Six Months at Sea
I had an 11 and a half hour flight ahead of me on 7 August. It promised to be a drag. I had left Jakarta 3 hours earlier and boarded the flight from Singapore to Frankfurt last night.
Once on board the 747-400, I realised my seat was hard up against the galley and there was no room to recline the seat. It looked more uninviting each minute. But I hadn’t counted on my two lively companions. I heard bottles clinking in plastic bags as the pair sat down. They introduced themselves as Alex and Mikhael. Alexander Alexanderov, is a 23 year old from Sevastapol, in Ukraine. And Mikhael Mikhaelov, a 50 year old from Sofia in Bulgaria.
“It is time for drinking” said Mikael in Russian. As he drank, Alex told me his story. Born in Ukraine, he was lucky to have a good English teacher at high school. From school he joined the Ukrainian Navy as an able seaman and a few years ago, joined a German shipping company where he is a deck hand. He gets US$ 1200 a month and works for six months at a stretch and then takes a few months off before rejoining one of the company’s ships. His friend Mikhael is the ship’s cook.
“ I don’t like the f---ing Germans,” he said so almost all the Germans on the flight could hear. I tried to shrink. They are still bitter after the wars they fought with Russia and our Ship's Captain treats us badly,“ he added.

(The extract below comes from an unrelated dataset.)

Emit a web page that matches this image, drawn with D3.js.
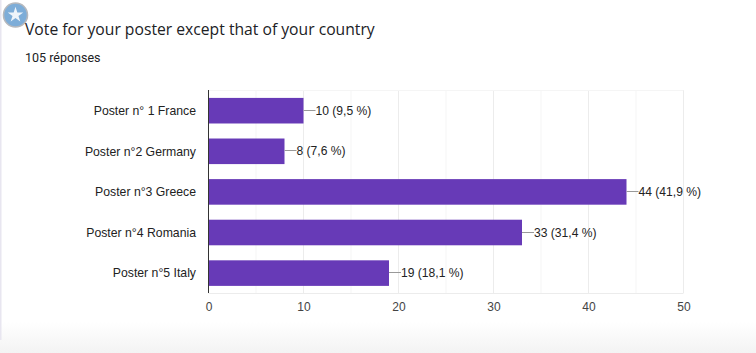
<!DOCTYPE html>
<html><head><meta charset="utf-8">
<script src="https://cdn.jsdelivr.net/npm/d3@7/dist/d3.min.js"></script>
<style>html,body{margin:0;padding:0;background:#fff;overflow:hidden}svg{display:block}</style>
</head><body><svg id="c" width="756" height="353"></svg>
<script>
const categories = ["Poster n° 1 France","Poster n°2 Germany","Poster n°3 Greece","Poster n°4 Romania","Poster n°5 Italy"];
const counts = [10,8,44,33,19];
const percents = ["9,5","7,6","41,9","31,4","18,1"];
const majorTicks = [0,10,20,30,40,50];
const minorTicks = [5,15,25,35,45];
const titleText = "Vote for your poster except that of your country";
const subtitleText = "105 réponses";

const svg = d3.select("#c");
const defs = svg.append("defs");
const g1 = defs.append("linearGradient").attr("id","bot").attr("x1",0).attr("y1",0).attr("x2",0).attr("y2",1);
g1.append("stop").attr("offset",0).attr("stop-color","#fff");
g1.append("stop").attr("offset",1).attr("stop-color","#f3f3f3");
svg.append("rect").attr("x",0).attr("y",322).attr("width",756).attr("height",31).attr("fill","url(#bot)");
svg.append("rect").attr("x",0).attr("y",0).attr("width",1.5).attr("height",340).attr("fill","#e8e6f0");

const plotLeft=208.5,plotRight=683.5,plotTop=90,plotBottom=293;
const x=d3.scaleLinear().domain([0,50]).range([plotLeft,plotRight]);
const y=d3.scaleBand().domain(categories).range([plotTop,plotBottom]).paddingInner(0.37).paddingOuter(0.185);
const font="'Liberation Sans', Arial, sans-serif";

// star badge
const badge=svg.append("g").attr("transform","translate(15.5,15)");
badge.append("circle").attr("r",12).attr("fill","#7dadd8").attr("stroke","#b5b8bd").attr("stroke-width",1.6);
badge.append("path").attr("d",d3.symbol().type(d3.symbolStar).size(75)()).attr("fill","#eef4fa");

svg.append("text").attr("x",25).attr("y",35).attr("font-family","'Open Sans', Lato, sans-serif")
  .attr("font-size",15.7).attr("fill","#202124").text(titleText);
svg.append("text").attr("x",25).attr("y",62).attr("font-family","Roboto, sans-serif").attr("font-size",12.5).attr("fill","#202124").text(subtitleText);

// grid
const grid=svg.append("g");
grid.selectAll(".mn").data(minorTicks).join("line").attr("class","mn").attr("x1",d=>x(d)).attr("x2",d=>x(d)).attr("y1",plotTop).attr("y2",plotBottom).attr("stroke","#f5f5f5");
grid.selectAll(".mj").data(majorTicks.slice(1)).join("line").attr("class","mj").attr("x1",d=>x(d)).attr("x2",d=>x(d)).attr("y1",plotTop).attr("y2",plotBottom).attr("stroke","#ececec");
grid.append("line").attr("x1",plotLeft).attr("x2",plotRight).attr("y1",plotTop+.5).attr("y2",plotTop+.5).attr("stroke","#f5f5f5");
grid.append("line").attr("x1",plotLeft).attr("x2",plotRight).attr("y1",plotBottom+.5).attr("y2",plotBottom+.5).attr("stroke","#ececec");

// bars
svg.selectAll(".bar").data(counts).join("rect").attr("class","bar")
  .attr("x",x(0)).attr("y",(d,i)=>y(categories[i])+.4).attr("width",d=>x(d)-x(0)).attr("height",y.bandwidth()).attr("fill","#673ab7");

// leaders and labels
const cy=i=>y(categories[i])+y.bandwidth()/2+.4;
svg.selectAll(".lead").data(counts).join("line").attr("class","lead").attr("x1",d=>x(d)).attr("x2",d=>x(d)+12)
  .attr("y1",(d,i)=>Math.round(cy(i))-.5).attr("y2",(d,i)=>Math.round(cy(i))-.5).attr("stroke","#999");
svg.selectAll(".val").data(counts).join("text").attr("class","val").attr("x",d=>x(d)+12).attr("y",(d,i)=>cy(i)+4)
  .attr("font-family",font).attr("font-size",12.1).attr("fill","#222").text((d,i)=>`${d} (${percents[i]} %)`);

// axes
const ax=svg.append("g").attr("transform",`translate(0,${plotBottom})`).call(d3.axisBottom(x).tickValues(majorTicks).tickSize(0).tickPadding(9.5));
ax.select(".domain").remove();
ax.selectAll("text").attr("font-family",font).attr("font-size",12).attr("fill","#444");
const ay=svg.append("g").attr("transform",`translate(${plotLeft},0.7)`).call(d3.axisLeft(y).tickSize(0).tickPadding(12.5));
ay.select(".domain").remove();
ay.selectAll("text").attr("font-family",font).attr("font-size",12.25).attr("fill","#222");
svg.append("line").attr("x1",plotLeft).attr("x2",plotLeft).attr("y1",plotTop).attr("y2",plotBottom).attr("stroke","#333");
</script></body></html>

At the rate they were drinking it appeared they would exhaust the stocks so I dropped off to sleep for a few minutes.I awoke to see Mikhael making a stop sign with his hands and arms in front of my eyes and he said “stop sleeping and join us for more drinking.” Alex filled my glass with whiskey, it tasted like a single malt.
“ We left our ship after six months today in Singapore and are drinking,” shouted Alex. If I hadn’t noticed. They were speaking so loudly that various flight attendants came up and asked them to be quiet so people can sleep.
Alex told me he was single and supported his Mother and Father, sister and grandparents and was able to save a little. “Money is everything, that is all people think about in my country,” he said.
“I hate nationalists” he said. “We had the orange revolution and everyone wants to be totally independent from Russia, but without Russia we are nothing, “ he fumed passionately.
Mikhael started telling me in Russian and broken English about his wife and two daughters. His eyes were misty as he told me lovingly about his daughter being seriously ill.
“ Money, and looking after your familiy is what life is about,” said Alex as he scoffed another whiskey. Despite his alcoholic haze, Alex continued his story, and told me he wanted to become an officer and go back to school.
I have a great lovee of Russian poetry and opened the subject with Alex. ”Puskin was a great poet” said Alex as he broke into Russian quoting him with gusto Alex was winding up now as an attendant tried to quiet him down. “Then there is, Dostoyevsky, and Anton Checkov, now he’s a joker, and our own Shevchenko,” he puffed proudly.
Meanwhile Mikhael was getting agitated as Alex was ignoring him and talking only to me. They pushed and shoved each then embraced. They had another drink and vowed to their undying friendship.“
“ I love the sunsets at sea and seeing the dolphins and whales playing near to our ship, “Alex slurred to me.
Mikhael and Alex fell asleep after ten hours of flying time. A potentially long and boring trip made the flight pass in a flash.
Story telling is alive in Ukraine and Bulgaria.